- _SUPPLIED DATA_
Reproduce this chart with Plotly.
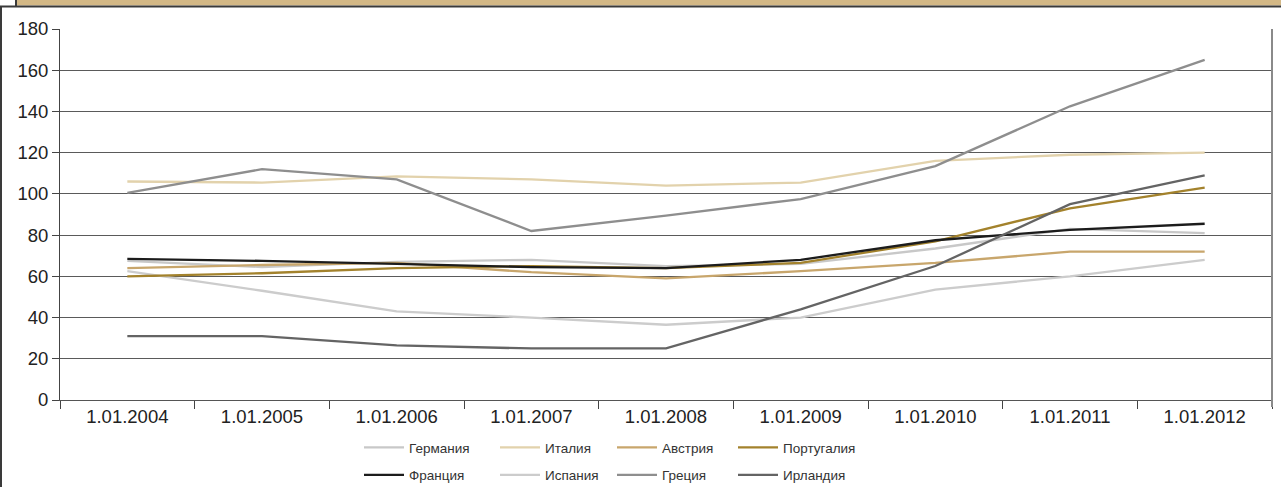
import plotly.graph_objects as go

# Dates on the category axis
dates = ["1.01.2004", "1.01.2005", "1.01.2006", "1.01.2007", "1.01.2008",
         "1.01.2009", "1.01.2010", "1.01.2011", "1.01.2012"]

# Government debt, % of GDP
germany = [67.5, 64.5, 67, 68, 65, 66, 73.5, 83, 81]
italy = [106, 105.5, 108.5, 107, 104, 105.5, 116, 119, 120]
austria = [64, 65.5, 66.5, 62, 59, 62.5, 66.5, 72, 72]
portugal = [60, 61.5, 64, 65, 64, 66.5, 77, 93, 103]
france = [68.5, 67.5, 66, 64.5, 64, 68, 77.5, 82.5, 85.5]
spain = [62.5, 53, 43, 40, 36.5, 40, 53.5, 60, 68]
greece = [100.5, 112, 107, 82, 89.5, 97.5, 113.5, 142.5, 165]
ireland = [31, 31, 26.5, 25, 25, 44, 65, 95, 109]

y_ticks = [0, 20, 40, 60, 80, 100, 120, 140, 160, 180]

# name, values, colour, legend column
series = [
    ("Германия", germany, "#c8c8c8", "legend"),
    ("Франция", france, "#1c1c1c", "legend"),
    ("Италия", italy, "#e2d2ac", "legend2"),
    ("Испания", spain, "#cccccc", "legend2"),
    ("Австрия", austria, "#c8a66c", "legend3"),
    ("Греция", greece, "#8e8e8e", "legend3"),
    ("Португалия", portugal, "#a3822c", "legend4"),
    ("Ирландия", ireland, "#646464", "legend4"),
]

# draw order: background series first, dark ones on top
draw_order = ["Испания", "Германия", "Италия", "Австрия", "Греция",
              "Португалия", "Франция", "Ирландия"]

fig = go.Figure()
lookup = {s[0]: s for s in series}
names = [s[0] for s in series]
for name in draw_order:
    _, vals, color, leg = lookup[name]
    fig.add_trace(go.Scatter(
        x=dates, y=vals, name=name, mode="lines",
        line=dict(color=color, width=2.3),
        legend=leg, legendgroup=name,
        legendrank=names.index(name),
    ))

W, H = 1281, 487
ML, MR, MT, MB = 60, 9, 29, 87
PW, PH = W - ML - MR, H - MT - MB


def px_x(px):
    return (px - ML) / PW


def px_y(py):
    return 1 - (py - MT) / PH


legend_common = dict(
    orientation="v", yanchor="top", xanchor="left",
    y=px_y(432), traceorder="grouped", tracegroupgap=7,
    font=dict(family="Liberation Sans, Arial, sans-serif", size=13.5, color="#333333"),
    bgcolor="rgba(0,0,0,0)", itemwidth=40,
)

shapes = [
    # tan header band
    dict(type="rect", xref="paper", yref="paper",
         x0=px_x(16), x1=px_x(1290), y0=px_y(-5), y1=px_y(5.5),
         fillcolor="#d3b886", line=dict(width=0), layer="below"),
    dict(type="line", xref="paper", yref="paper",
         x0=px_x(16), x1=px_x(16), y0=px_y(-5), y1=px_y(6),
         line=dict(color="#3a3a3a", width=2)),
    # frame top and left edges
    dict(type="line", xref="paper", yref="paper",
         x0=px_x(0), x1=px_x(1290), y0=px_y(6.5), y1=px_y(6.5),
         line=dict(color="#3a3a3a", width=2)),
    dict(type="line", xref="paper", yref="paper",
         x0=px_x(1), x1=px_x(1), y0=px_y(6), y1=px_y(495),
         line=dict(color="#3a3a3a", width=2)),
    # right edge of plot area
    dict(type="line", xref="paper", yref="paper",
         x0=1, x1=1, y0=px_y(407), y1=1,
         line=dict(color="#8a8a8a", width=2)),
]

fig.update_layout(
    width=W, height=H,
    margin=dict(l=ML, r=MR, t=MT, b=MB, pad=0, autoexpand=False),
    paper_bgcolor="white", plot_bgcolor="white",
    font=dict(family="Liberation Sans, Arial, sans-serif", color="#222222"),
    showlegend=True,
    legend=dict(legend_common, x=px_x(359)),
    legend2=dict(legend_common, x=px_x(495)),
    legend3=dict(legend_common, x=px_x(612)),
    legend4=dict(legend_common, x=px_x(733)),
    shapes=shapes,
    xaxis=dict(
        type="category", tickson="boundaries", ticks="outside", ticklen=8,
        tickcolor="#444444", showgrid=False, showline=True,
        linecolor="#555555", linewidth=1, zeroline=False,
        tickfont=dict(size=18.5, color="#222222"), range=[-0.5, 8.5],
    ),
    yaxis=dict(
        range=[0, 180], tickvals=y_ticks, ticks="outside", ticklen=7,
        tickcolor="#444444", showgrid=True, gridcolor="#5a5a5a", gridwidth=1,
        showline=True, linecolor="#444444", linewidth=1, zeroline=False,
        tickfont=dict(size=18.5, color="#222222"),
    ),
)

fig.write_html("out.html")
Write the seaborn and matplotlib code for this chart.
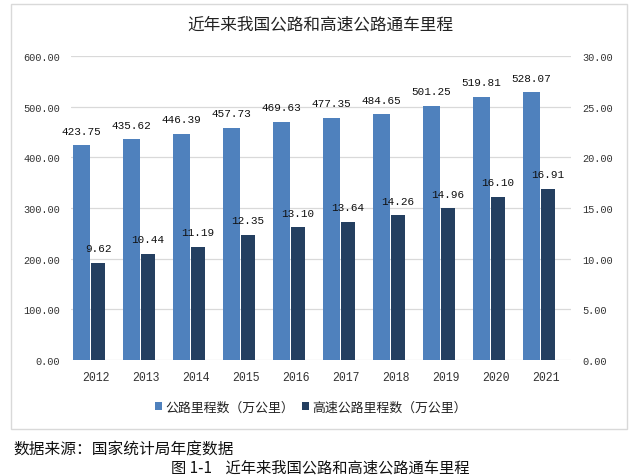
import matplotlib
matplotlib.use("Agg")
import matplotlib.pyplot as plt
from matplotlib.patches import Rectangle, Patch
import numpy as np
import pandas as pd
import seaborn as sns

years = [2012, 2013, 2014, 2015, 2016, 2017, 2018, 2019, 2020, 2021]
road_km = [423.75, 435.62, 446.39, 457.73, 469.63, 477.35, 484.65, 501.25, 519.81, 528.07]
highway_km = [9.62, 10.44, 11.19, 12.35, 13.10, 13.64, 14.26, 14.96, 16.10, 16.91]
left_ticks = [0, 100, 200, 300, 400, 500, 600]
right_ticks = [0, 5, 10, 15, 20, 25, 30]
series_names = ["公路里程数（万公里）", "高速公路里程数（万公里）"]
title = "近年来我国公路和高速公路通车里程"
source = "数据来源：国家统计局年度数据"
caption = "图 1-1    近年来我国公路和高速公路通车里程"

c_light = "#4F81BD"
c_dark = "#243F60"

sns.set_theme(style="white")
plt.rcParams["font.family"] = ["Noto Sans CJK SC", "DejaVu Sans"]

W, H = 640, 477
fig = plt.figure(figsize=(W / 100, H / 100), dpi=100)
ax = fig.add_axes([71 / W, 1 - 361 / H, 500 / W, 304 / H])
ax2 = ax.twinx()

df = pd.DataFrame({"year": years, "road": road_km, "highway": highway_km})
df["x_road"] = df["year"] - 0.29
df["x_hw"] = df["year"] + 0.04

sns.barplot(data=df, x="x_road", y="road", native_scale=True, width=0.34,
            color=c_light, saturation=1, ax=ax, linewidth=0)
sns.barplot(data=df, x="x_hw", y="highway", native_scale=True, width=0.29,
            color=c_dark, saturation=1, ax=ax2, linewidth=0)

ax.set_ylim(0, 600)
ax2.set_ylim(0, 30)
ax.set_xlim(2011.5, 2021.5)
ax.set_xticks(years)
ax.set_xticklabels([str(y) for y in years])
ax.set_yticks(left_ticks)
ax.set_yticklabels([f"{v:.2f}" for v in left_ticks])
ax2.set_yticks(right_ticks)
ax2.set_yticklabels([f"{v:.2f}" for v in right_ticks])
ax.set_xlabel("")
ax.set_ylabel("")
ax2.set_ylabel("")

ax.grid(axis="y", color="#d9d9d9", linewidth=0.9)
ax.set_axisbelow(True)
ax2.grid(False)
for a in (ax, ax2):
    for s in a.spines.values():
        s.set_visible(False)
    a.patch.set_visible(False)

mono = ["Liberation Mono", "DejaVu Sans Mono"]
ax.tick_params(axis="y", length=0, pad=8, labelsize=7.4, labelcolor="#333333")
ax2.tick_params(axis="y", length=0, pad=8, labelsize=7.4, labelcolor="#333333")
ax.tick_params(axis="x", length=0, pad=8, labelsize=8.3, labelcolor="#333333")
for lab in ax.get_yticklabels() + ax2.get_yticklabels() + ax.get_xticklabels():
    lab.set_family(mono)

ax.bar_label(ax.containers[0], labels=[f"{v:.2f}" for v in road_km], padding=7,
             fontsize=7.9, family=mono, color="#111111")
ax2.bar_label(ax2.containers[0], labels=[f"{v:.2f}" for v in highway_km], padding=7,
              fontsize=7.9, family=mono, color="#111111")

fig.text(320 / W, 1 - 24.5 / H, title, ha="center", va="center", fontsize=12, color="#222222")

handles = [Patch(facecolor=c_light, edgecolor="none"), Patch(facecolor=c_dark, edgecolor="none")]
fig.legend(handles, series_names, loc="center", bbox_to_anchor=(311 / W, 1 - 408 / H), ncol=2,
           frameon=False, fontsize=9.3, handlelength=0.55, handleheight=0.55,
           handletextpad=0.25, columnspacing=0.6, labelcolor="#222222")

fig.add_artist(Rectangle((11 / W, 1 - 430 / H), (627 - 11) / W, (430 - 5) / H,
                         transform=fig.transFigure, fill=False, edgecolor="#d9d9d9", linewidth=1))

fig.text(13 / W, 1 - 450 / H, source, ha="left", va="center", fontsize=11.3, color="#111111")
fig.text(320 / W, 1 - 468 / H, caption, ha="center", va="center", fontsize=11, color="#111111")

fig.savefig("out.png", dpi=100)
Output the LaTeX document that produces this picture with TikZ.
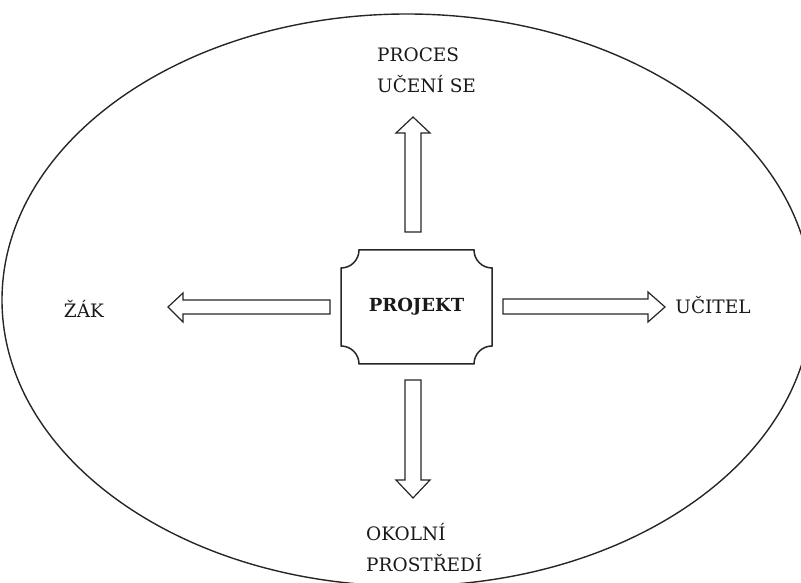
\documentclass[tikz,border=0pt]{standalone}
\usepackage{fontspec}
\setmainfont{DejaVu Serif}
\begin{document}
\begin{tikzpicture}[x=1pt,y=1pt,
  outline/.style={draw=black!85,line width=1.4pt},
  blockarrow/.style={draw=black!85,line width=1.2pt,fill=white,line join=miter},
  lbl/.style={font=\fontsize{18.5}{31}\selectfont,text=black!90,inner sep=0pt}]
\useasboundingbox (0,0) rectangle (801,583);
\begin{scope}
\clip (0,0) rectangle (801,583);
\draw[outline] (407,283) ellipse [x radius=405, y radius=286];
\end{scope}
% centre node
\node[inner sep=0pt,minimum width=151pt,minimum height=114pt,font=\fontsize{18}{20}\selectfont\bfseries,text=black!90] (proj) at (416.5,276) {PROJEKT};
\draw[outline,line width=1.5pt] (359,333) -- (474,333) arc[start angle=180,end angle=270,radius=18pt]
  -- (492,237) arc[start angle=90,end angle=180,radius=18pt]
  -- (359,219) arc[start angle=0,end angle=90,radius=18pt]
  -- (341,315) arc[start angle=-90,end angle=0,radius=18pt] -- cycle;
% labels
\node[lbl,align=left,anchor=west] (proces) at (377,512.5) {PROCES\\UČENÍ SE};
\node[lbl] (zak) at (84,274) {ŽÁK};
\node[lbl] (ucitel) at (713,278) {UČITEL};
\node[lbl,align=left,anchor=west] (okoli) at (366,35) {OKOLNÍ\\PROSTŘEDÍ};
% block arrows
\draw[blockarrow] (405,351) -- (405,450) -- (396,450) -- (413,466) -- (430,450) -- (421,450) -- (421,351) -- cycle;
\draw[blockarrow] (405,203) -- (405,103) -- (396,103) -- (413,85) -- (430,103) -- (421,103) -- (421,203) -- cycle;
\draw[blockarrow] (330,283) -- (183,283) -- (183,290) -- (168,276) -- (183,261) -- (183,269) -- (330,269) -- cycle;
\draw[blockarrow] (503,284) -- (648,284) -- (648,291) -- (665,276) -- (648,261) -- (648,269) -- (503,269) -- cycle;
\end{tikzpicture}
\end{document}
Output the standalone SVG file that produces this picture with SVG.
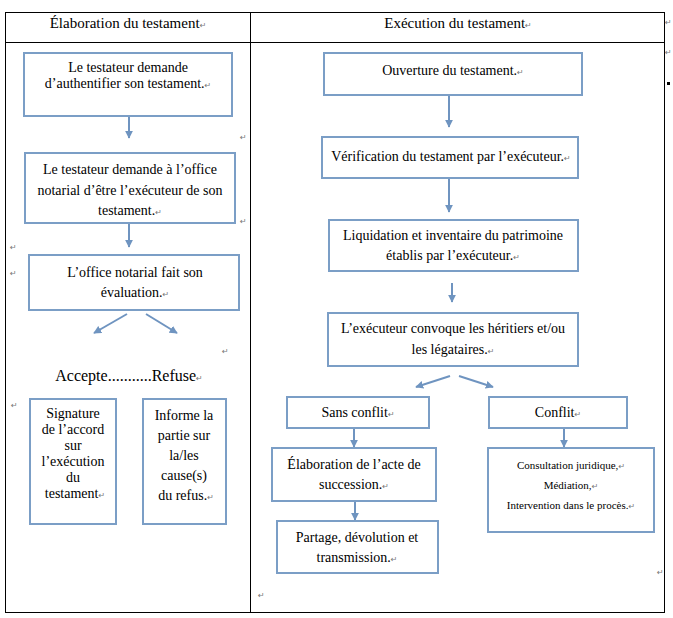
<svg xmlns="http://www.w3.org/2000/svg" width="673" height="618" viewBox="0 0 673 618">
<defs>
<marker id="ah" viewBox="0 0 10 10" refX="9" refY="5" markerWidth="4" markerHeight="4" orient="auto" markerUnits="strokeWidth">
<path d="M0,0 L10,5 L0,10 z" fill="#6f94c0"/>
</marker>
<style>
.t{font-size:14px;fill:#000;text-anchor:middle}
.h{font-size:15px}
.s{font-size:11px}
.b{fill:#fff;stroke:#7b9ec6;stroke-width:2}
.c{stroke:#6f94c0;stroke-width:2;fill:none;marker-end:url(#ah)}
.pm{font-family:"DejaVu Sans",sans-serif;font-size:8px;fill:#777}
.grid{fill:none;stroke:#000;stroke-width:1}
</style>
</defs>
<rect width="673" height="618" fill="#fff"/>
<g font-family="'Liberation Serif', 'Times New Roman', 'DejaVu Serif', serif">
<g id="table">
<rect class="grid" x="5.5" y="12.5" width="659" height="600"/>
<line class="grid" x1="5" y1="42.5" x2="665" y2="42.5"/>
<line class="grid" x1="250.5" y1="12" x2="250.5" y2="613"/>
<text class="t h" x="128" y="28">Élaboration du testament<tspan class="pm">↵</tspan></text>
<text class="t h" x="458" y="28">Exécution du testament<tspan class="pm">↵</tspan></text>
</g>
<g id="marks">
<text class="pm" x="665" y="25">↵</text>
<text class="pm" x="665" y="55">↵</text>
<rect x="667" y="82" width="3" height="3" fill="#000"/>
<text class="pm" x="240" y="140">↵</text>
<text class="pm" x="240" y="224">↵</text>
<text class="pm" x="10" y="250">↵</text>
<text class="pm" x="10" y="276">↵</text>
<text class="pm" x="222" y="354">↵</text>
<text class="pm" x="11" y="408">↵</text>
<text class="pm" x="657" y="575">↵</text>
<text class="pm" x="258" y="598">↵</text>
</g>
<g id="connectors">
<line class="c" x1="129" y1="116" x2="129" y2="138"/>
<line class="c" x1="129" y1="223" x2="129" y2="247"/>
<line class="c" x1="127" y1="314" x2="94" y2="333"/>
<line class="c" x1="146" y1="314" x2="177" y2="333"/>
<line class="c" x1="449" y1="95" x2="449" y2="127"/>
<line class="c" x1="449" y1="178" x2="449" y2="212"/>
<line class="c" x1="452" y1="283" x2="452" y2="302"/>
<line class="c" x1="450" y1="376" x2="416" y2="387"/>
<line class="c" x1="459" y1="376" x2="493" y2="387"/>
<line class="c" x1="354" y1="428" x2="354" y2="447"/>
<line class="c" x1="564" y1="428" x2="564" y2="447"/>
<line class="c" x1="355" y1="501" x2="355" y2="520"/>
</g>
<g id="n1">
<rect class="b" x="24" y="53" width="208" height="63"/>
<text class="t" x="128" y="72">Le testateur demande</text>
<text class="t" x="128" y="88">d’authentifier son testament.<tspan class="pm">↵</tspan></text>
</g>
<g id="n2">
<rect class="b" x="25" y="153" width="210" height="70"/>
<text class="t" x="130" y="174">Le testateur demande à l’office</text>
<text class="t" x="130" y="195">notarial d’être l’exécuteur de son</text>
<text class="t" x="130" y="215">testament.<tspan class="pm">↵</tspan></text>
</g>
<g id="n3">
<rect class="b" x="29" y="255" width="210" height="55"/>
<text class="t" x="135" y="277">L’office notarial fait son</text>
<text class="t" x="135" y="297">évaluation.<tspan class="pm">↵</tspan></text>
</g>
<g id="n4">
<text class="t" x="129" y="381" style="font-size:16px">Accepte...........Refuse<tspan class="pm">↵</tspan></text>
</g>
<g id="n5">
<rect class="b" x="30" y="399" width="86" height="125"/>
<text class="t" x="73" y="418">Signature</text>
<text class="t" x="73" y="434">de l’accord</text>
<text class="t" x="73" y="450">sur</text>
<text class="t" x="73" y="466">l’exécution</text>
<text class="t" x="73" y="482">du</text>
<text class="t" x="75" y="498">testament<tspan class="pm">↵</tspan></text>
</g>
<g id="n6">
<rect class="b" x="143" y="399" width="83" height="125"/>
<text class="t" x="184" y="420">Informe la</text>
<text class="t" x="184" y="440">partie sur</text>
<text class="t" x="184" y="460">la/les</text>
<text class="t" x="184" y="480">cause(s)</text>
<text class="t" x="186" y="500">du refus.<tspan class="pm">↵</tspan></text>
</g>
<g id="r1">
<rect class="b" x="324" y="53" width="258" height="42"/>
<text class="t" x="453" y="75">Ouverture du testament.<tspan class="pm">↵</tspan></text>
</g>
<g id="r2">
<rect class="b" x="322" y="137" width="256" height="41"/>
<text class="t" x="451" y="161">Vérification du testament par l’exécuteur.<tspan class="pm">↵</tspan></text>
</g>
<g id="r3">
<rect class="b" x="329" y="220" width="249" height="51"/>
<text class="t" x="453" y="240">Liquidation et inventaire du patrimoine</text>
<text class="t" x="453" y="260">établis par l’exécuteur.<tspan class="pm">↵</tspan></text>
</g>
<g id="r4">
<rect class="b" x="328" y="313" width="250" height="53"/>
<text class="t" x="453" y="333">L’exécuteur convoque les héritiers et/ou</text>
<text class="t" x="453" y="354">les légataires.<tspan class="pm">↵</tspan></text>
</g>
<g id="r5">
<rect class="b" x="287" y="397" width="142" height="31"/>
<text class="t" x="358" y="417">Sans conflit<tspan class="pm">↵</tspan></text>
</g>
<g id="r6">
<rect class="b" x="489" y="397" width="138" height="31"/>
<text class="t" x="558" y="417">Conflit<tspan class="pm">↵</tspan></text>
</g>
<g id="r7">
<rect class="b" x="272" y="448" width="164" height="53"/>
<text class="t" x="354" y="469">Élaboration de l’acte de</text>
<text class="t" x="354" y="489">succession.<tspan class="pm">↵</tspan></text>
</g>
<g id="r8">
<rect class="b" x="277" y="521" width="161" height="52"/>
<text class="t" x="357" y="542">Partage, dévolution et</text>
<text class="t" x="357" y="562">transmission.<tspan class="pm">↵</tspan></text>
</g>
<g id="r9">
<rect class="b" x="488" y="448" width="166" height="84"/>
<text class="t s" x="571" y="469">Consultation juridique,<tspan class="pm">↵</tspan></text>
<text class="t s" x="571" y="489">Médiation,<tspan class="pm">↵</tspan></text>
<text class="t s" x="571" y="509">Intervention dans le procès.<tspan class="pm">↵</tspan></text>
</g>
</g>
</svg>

- _THE REQUEST_
Provide the number of lines in these entries that hold the word "seaborn", without any accompanying text.

- _COMPLETED TASK_
2